(begin)

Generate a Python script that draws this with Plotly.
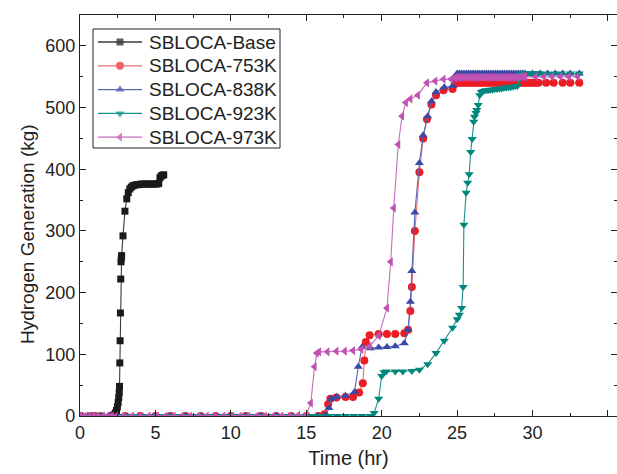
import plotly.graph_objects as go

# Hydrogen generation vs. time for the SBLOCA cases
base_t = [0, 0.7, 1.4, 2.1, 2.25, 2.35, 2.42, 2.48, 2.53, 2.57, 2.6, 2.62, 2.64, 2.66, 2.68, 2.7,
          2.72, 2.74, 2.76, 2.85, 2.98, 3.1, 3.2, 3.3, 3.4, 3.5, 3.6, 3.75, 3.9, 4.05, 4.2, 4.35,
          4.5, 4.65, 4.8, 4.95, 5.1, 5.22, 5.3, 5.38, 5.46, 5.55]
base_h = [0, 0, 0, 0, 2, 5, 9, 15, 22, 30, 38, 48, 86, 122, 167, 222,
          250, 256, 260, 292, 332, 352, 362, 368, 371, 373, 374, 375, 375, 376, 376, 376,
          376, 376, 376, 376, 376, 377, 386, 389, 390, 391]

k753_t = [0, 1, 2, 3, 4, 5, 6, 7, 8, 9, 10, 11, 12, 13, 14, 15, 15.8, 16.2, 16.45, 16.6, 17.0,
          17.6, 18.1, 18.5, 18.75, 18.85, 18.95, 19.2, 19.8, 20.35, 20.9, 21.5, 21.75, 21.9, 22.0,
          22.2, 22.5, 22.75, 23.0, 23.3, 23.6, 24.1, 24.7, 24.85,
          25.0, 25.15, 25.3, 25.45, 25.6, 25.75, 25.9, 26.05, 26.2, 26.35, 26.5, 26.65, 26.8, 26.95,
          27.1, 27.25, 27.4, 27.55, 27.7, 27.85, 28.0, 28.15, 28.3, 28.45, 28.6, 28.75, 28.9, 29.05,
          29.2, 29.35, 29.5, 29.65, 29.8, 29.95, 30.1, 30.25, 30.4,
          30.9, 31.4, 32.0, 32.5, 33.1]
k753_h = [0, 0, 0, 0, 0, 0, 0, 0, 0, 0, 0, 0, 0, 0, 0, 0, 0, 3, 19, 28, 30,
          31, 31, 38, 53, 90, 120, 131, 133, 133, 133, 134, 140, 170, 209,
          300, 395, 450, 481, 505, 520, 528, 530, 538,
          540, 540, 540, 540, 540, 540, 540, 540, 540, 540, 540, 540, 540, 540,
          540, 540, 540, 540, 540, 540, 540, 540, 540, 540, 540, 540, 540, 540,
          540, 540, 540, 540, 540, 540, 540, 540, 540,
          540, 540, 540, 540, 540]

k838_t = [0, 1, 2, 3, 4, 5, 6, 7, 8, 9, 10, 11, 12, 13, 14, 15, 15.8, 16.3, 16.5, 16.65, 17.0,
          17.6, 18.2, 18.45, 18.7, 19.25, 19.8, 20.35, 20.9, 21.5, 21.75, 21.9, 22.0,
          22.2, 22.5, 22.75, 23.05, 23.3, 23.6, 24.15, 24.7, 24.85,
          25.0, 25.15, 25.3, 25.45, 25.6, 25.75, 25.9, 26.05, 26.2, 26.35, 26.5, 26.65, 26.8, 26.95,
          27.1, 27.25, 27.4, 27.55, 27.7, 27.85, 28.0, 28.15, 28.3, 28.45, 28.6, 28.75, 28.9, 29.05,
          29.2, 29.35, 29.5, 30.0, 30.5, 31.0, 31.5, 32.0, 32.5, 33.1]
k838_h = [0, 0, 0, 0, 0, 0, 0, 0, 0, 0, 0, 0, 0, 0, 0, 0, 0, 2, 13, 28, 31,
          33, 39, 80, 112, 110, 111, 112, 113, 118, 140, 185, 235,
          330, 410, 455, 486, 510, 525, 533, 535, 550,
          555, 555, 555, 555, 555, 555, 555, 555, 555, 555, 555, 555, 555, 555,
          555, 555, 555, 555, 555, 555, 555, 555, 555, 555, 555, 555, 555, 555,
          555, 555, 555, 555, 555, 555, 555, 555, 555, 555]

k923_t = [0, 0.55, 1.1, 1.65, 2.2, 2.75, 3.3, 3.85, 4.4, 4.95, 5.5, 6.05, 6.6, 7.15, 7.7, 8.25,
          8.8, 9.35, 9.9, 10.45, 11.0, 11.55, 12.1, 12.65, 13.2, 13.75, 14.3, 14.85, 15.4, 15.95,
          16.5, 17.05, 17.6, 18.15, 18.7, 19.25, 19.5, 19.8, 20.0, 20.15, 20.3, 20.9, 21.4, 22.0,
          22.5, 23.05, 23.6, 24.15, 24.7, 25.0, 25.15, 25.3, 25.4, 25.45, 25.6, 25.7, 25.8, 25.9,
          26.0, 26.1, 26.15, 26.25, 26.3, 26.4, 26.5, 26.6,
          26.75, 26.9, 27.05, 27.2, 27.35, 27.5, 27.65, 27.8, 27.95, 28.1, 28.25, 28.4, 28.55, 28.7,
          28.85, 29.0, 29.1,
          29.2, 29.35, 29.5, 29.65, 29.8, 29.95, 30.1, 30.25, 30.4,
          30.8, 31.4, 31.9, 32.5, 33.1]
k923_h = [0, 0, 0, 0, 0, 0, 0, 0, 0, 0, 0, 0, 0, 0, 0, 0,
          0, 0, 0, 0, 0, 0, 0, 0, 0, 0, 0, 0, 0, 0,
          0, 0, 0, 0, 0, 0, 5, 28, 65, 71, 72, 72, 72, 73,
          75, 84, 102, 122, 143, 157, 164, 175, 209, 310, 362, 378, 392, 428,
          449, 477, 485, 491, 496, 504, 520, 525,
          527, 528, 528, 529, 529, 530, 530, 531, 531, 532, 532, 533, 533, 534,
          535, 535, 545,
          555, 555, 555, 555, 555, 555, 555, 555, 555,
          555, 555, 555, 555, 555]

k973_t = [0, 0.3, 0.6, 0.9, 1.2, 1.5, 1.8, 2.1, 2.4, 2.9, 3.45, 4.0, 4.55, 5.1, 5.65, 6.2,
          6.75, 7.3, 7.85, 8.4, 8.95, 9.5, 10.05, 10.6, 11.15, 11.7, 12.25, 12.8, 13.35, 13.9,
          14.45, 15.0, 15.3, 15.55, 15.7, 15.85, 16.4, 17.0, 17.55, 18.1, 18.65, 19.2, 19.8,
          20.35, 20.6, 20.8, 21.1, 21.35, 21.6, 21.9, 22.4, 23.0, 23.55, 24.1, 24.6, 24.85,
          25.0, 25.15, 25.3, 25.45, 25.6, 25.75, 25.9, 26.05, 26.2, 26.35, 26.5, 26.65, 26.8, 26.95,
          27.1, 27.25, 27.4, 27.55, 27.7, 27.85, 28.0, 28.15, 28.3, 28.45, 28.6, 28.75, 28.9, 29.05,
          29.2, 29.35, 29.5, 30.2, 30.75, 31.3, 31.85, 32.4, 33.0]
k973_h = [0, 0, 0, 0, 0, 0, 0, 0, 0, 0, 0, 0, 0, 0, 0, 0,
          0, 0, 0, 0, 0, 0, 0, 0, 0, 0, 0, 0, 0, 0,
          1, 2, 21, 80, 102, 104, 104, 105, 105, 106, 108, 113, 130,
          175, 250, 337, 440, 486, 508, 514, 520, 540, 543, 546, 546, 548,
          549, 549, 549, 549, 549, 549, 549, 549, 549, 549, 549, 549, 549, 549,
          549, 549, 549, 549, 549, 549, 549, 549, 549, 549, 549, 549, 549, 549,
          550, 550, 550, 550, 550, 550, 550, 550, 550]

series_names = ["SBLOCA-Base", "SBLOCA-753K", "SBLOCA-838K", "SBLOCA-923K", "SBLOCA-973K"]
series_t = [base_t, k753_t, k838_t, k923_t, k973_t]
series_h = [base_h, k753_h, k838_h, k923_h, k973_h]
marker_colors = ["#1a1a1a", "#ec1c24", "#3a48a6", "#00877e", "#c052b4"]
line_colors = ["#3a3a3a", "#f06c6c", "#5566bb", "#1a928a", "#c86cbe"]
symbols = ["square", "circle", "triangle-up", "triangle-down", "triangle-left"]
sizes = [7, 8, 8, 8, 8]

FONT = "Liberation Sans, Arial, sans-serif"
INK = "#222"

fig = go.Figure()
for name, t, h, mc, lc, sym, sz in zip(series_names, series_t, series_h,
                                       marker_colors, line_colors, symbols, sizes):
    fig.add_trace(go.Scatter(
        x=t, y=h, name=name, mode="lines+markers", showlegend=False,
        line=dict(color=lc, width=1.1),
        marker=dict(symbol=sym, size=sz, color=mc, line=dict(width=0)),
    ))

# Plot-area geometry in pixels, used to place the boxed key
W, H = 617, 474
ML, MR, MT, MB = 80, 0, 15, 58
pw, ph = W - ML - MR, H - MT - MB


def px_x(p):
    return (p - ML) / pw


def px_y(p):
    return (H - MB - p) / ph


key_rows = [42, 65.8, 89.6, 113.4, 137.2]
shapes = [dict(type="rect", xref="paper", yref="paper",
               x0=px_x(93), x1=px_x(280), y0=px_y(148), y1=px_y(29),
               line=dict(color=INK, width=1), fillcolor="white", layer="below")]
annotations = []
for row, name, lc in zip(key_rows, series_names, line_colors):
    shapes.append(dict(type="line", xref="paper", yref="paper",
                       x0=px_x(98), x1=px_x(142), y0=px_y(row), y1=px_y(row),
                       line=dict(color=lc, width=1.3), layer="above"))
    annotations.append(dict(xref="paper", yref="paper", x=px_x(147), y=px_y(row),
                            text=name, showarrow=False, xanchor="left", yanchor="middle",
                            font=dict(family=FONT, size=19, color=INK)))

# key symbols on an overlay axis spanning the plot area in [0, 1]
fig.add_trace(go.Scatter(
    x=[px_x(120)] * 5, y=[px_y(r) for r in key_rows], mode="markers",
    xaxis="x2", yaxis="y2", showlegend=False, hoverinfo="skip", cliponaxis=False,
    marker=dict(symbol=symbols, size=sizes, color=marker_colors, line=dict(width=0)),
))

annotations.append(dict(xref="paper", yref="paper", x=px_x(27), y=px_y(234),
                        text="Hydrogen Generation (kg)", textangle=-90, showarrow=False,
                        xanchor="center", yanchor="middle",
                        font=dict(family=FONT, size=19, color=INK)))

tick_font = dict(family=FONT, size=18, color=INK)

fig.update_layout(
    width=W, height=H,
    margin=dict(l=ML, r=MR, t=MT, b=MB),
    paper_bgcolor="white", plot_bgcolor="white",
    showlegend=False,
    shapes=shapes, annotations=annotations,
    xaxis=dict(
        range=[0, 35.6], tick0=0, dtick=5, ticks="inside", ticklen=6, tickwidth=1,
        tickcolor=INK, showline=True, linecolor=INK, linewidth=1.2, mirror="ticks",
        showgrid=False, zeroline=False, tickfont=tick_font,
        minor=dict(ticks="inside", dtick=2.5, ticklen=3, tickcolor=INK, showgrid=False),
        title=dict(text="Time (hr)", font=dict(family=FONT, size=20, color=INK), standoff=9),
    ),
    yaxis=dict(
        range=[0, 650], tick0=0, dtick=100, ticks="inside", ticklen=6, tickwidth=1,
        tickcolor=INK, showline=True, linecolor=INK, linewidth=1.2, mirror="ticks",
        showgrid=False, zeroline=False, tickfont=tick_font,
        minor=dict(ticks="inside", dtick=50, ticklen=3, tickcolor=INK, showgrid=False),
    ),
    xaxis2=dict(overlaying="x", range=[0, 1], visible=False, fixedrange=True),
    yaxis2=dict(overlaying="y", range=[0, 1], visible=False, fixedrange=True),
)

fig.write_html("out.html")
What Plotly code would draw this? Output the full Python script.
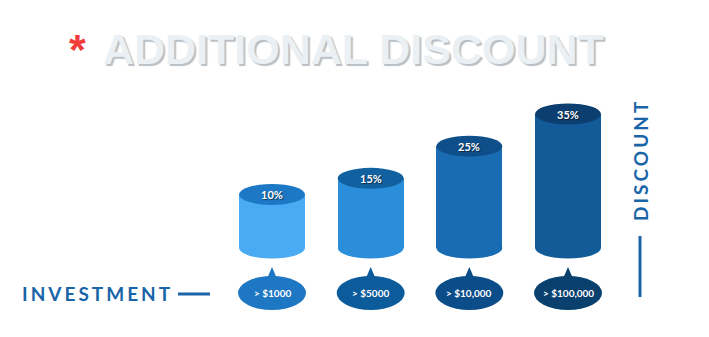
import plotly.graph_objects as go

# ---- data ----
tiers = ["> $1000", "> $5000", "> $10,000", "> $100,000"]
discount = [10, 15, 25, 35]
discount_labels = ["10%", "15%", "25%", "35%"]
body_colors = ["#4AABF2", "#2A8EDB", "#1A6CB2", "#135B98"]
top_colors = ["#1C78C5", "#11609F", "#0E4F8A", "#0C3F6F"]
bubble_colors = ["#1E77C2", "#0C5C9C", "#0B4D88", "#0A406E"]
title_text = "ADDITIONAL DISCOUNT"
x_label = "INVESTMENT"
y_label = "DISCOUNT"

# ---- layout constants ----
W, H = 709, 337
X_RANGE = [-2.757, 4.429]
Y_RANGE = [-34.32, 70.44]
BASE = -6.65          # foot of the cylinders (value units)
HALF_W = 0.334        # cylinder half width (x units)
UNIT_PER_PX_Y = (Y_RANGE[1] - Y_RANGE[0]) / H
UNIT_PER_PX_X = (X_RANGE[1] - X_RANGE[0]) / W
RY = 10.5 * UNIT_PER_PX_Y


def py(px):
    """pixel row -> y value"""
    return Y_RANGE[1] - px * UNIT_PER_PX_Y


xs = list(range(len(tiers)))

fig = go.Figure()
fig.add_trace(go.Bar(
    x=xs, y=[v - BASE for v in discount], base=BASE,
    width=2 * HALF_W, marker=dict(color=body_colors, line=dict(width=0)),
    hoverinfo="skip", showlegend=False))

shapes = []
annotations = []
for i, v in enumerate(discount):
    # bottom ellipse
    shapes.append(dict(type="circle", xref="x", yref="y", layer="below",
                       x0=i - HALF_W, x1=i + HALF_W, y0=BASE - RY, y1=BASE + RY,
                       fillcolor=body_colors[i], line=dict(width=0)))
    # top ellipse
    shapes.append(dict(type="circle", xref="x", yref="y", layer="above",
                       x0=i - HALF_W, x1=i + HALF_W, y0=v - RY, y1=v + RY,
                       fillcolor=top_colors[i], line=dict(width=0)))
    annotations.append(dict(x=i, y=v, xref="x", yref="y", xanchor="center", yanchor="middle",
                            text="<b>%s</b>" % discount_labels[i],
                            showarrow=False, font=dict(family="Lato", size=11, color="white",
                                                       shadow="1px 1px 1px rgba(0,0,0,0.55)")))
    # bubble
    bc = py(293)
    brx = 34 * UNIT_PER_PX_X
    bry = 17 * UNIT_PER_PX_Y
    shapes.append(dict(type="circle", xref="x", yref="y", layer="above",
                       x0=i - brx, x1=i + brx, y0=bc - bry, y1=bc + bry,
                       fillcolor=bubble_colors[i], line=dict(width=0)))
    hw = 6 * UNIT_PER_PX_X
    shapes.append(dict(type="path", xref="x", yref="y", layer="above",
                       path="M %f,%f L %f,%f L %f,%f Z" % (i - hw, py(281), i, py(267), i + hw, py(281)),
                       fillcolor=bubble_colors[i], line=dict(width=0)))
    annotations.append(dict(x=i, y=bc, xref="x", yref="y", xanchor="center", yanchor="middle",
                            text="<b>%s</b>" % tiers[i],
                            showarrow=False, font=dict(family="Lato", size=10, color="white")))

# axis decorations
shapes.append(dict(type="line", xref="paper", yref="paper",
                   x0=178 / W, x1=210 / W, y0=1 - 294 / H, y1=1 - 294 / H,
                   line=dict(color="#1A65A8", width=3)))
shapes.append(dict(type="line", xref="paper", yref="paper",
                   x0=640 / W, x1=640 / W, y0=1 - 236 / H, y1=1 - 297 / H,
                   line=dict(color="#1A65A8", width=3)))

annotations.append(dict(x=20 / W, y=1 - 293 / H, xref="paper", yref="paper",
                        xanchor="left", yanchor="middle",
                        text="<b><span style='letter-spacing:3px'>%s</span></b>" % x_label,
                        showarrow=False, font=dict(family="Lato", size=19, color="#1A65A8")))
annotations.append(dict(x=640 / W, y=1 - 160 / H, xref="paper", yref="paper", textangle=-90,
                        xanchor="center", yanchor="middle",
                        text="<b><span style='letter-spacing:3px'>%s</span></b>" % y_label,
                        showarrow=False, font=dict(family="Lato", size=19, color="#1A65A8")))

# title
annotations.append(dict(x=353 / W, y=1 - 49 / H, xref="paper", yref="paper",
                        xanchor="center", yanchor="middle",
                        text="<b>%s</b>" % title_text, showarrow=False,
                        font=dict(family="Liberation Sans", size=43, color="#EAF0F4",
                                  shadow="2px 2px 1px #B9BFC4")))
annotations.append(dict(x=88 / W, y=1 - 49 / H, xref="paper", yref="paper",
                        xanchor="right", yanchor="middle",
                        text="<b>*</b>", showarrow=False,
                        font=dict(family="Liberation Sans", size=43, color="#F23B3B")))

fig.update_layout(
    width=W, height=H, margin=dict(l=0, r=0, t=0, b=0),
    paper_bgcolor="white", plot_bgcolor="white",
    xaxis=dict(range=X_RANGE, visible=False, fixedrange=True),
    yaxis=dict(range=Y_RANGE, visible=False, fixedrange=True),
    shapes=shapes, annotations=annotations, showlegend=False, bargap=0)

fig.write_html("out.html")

(end)

Instructions for the task: Without the pictures, repeat the entries above line by line, from the first through the one that contains "376, 376, 376, 376, 376, 377, 386, 389, 390, 391]", both ends included.

Answer to this problem:
Generate a Python script that draws this with Plotly.
import plotly.graph_objects as go

# Hydrogen generation vs. time for the SBLOCA cases
base_t = [0, 0.7, 1.4, 2.1, 2.25, 2.35, 2.42, 2.48, 2.53, 2.57, 2.6, 2.62, 2.64, 2.66, 2.68, 2.7,
          2.72, 2.74, 2.76, 2.85, 2.98, 3.1, 3.2, 3.3, 3.4, 3.5, 3.6, 3.75, 3.9, 4.05, 4.2, 4.35,
          4.5, 4.65, 4.8, 4.95, 5.1, 5.22, 5.3, 5.38, 5.46, 5.55]
base_h = [0, 0, 0, 0, 2, 5, 9, 15, 22, 30, 38, 48, 86, 122, 167, 222,
          250, 256, 260, 292, 332, 352, 362, 368, 371, 373, 374, 375, 375, 376, 376, 376,
          376, 376, 376, 376, 376, 377, 386, 389, 390, 391]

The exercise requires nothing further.